"Independência espiritual". Ucrânia aprova proibição da Igreja Ortodoxa Russa no país

por Graça Andrade ramos - RTP
O Mosteiro das Cavernas de Kiev já foi sede da Igreja Ortodoxa Ucraniana, dependente do patriarcado de Moscovo Sergei Supinsky - AFP

O Parlamento da Ucrânia aprovou um decreto-lei a banir quaisquer atividades da Igreja Ortodoxa Russa em território ucraniano. O texto foi votado favoravelmente esta terça-feira por 265 deputados. O mínimo requerido era 226.

O documento necessita ainda da assinatura de Volodymyr Zelensky, que não deverá tardar, uma vez que foi o próprio presidente da Ucrânia a propor a legislação. 

"Foi adotada uma lei sobre a nossa independência espiritual", regozijou-se Zelensky nas redes sociais.

"Não vai existir nenhuma Igreja de Moscovo na Ucrânia", reagiu também, na rede Telegram, o chefe de gabinete do presidente ucraniano, Andriy Yermak.

A deputada da oposição, Iryna Gerashchenko, aplaudiu o resultado. "Decisão histórica! O Parlamento votou um projeto-lei que proibe uma filial do país agressor na Ucrânia", escreveu. "Esta é uma questão de segurança nacional, não de religião", acrescentou no Telegram.

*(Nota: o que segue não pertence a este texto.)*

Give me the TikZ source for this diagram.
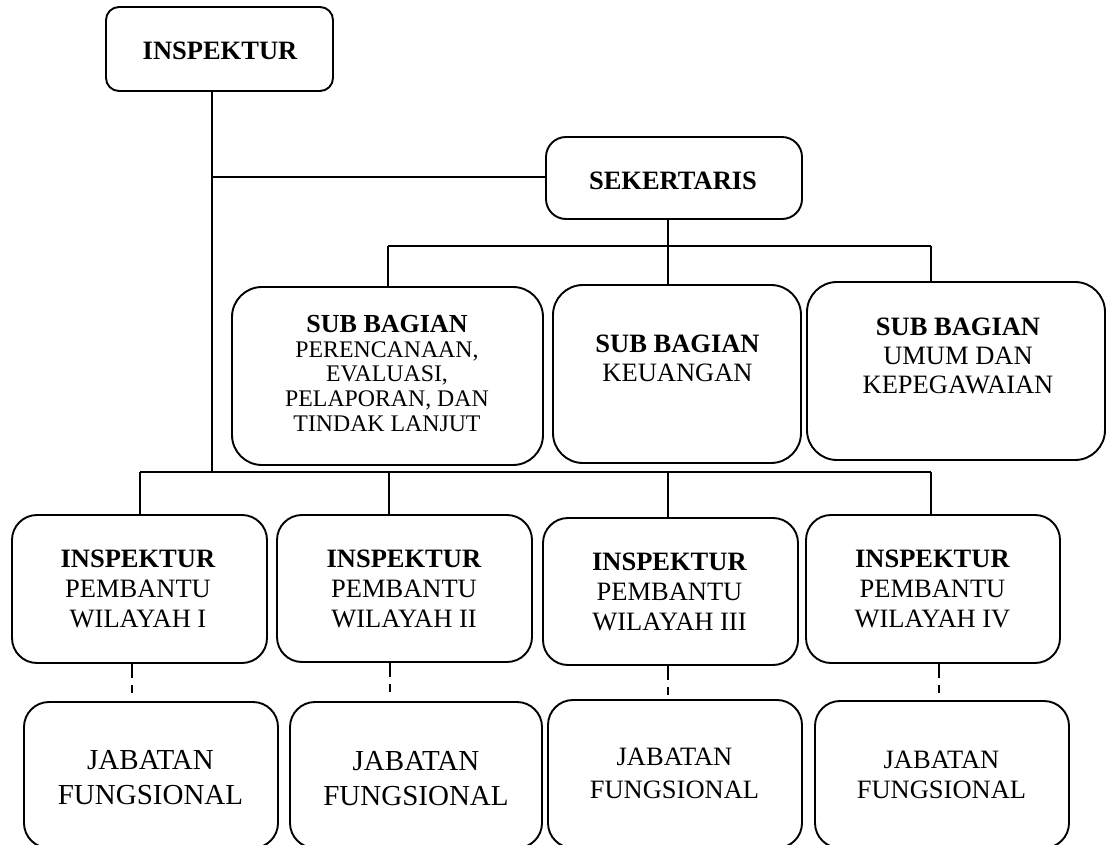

A legislação visa ainda proibir o funcionamento de organizações religiosas com ligações à Igreja Ortodoxa Russa, especificamente a Igreja Ortodoxa Ucraniana, IOU, que depende do patriarcado de Moscovo. 

Kiev considera a IOU, minoritária no país, um centro de influência russo e cúmplice da invasão decidida pelo Kremlin.

Em Moscovo, a porta-voz do Ministério dos Negócios Estrangeiros da Rússia, Maria Zakharova, acusou a Ucrânia de tentar "destruir a ortodoxia canónica e verdadeira e colocar em seu lugar uma substituta, uma igreja falsa".

O patriarcado de Moscovo denunciou um "ato ilegal" que viola os "Direitos Humanos".
O fim de três séculos de influência
A Igreja Ortodoxa Ucraniana já foi a mais popular no país, onde a maioria dos habitantes segue o ramo ortodoxo do cristianismo. 

O aprofundar do sentimento nacionalista ucraniano levou à debandada dos fiéis nos anos mais recentes, sobretudo com a criação, em 2018, de uma Igreja Ortodoxa da Ucrânia, independente de Moscovo.

Depois a invasão russa em fevereiro de 2022, abertamente apoiada pelo patriarca russo Kirill, o destino da IOU ficou selado, apesar deste ramo do patriaracado moscovita na Ucrânia ter meses depois repudiado todos os laços.

As autoridades ucranianas nunca acreditaram no desaparecimento da influência russa, tendo multiplicado ações judiciais contra a Igreja. De acordo com os Serviços de Segurança ucranianos, SBU, mais de 100 sacerdotes da IOU foram visados por alegações penais desde 2022, tendo 26 sido condenados em tribunal.

Em 2023, no seguimento de uma série de medidas de distanciamento do legado russo, a Ucrânia passou a celebrar o Natal a 25 de dezembro, em vez de 7 de janeiro tradicional ortodoxo.

A imprensa indica que a IOU mantém cerca de nove mil paróquias na Ucrânia, com a sua rival independente a administrar de oito a nove mil. 
Rezar em tendas
A nova legislação abre a possibilidade das dioceses e paróquias da IOU serem obrigadas a fechar portas, mas deverá levar meses, se não anos, a ser aplicada na prática, uma vez que cada encerramento deve ser decido isoladamente em tribunal.

Os fiéis remanescentes não se conformam. Svetlana, de 56 anos, foi entrevistada pela Agência France Presse enquanto rezava com um grupo frente ao célebre Mosteiro das Cavernas de Kiev, antiga sede da Igreja Ortodoxa Ucraniana.

"Fui batizada e casei-me nesta Igreja", lamentou, inquieta com o seu encerramento. "As pessoas continuarão a rezar nas ruas, iremos instalar tendas".

Igor, um músico de 21 anos, representa outra geração e outra mentalidade. "Apoio totalmente esta proibição", afirmou, acusando a IOU de constituir na verdade "um serviço especial do Kremlin".

Uma sondagem em 2023, do instituto Nacional de sociologia de Kiev, indicou que 66 por cento dos ucranianos são favoráveis à proibição da igreja dependente de Moscovo. 

Já 54 por cento identificavam-se com a Igreja Ortodoxa independente e apenas quatro por cento com a ligada ao patriarcado russo. Em 2022, as percentagens eram de 42 e de 18 por cento, respetivamente.